ATLANTA – “Grind it, dissolve it, mix it up,” scientist Karlie McManaman described, as she ran through the same routine she’s performed for six years at the Georgia Bureau of Investigation – analyzing drugs.
But in recent months, longer, busier days in the lab are becoming the norm for McManaman, as a mounting workload literally piles up behind her.
GBI employees chuckled, as they revealed roomfuls of hundreds of crates holding bagged drug analysis cases – unworked.
Thousands of drug cases hang in the balance at GBI; its backlog jumped from 316 requests to 17,285 in five years – all awhile, the number of new submissions remaining consistent, hovering in the low 30,000s. A case qualifies as a backlog when it is more than 30 days old.
When asked how long it would take to eliminate the backlog, GBI Director Vernon Keenan shook his head, and said: “Oh gosh… If we were to stop receiving drug cases today, it would take us eight months to eliminate the backlog.”
But problems with the backlog extend beyond an escalating workload for employees at the GBI. President of the Prosecuting Attorneys’ Council of Georgia, Peter Skandalakis, said district attorneys across the state see drug abusers and dealers returning to the streets because of the delay in analysis.
"In today’s world, forensic evidence is more important than it’s ever been before."
Right now, drug analysis in Georgia typically takes seven to nine months. Indictment must take place within 90 days in Georgia (even shorter in other states) before suspects have a right to bond.

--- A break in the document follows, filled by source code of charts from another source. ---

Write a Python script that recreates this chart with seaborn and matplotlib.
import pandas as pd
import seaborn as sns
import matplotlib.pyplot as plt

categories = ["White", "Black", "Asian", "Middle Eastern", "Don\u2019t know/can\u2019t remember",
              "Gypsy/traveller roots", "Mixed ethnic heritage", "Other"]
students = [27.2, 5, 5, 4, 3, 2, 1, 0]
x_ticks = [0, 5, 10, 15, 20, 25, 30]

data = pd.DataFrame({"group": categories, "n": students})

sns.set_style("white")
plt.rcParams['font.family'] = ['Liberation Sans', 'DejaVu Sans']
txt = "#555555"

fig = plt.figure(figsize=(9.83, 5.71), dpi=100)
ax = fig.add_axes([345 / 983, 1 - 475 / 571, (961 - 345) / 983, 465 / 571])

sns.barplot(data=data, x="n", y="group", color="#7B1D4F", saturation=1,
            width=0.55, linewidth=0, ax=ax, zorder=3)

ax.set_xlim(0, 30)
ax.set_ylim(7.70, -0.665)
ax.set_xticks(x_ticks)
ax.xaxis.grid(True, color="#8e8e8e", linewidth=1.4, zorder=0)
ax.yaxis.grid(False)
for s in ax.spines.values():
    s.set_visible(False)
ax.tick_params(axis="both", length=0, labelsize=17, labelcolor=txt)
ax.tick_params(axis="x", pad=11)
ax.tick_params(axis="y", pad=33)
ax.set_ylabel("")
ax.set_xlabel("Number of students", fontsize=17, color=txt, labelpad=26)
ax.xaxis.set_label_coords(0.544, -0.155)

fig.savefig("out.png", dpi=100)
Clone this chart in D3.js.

“So these guys get arrested, we’re waiting on the drug tests to get back, they get a bond, they go back out, they’re at the same street corner selling drugs again,” said David Cooke, district attorney in Macon-Bibb County.
This is just one of several dangerous consequences from the backlog Cooke listed.
As of several months ago, the GBI only analyzes primary drugs in evidence submitted (unless a special request is made), in an effort to reduce the backlog.
Cooke said this limits prosecutors’ ability to demonstrate someone has “possession with the intent to distribute” – in other words, that an individual is not just a drug user but also a seller.
“We want to show that they’re carrying around a pharmacy with them,” he said.
Cooke started noticing the widespread effects one year ago, noting how even a judge asked him: “Hey, how come I’m not getting as many drug cases as I used to?”
Drug analysis cases pile up nationwide
Georgia is not alone. Drug cases are overwhelming crime labs across the country, including agencies in Mississippi, Arkansas and Ohio – each responding with different solutions.
Sam Howell, director of Mississippi’s Forensics Laboratory, told Fox News that they are losing coveted scientists to neighboring states offering higher salaries, as the number of drug cases increase every year.
Though not quite as steep as Georgia’s backlog, Mississippi’s pending analysis cases jumped by 2,200 over the past five years.
Howell said it’s all a matter of funding. “Every state agency is fighting to stay alive in some respect,” he added.
Sen. Sherrod Brown, D-Ohio, points to technological enhancements as a means to improve backlogs nationwide. He is pushing to put high-tech screening devices, already used by customs agents, into the hands of local police.
“The technology is such now that these devices…will be able to detect, pretty much immediately, a number of different substances – some toxic, some not, some legal, some not,” Brown told Fox News.
He argued these devices, referenced in his proposed Power Act, would give officers instant results, immediately providing leads and signaling whether further information is needed from a lab.
Keenan has a different approach. He applauded GBI’s “excellent facilities for the scientists to work in,” and then said, “What we need is scientists.”
He pointed to the constantly evolving black market science.
“Many of them are synthetic drugs, new synthetic drugs we’ve never seen before that the crime lab has to develop analysis to be able to determine exactly what is there,” Keenan explained.
While cases come in to the GBI at a steady rate, combination drugs, such as heroin mixed with fentanyl, require more time to be analyzed, so the backlog grows.
Change on Peach State’s horizon
District attorneys like Cooke plan on lobbying for additional funding for the GBI’s drug analysis sector, and it appears odds are in the GBI’s favor.
For the first time in his administration, Governor Nathan Deal is allowing agencies to ask for up to two percent more in spending.
Keenan confirmed the GBI will be requesting additional funding to hire more drug analysis scientists in its next needs assessment.
“In today’s world, forensic evidence is more important than it’s ever been before,” Keenan said. “Judges and juries expect to see crime lab evidence and analysis in the courtroom. [Cases] can’t go forward until a crime lab completes its work. [The backlog] creates turmoil in the criminal justice system.”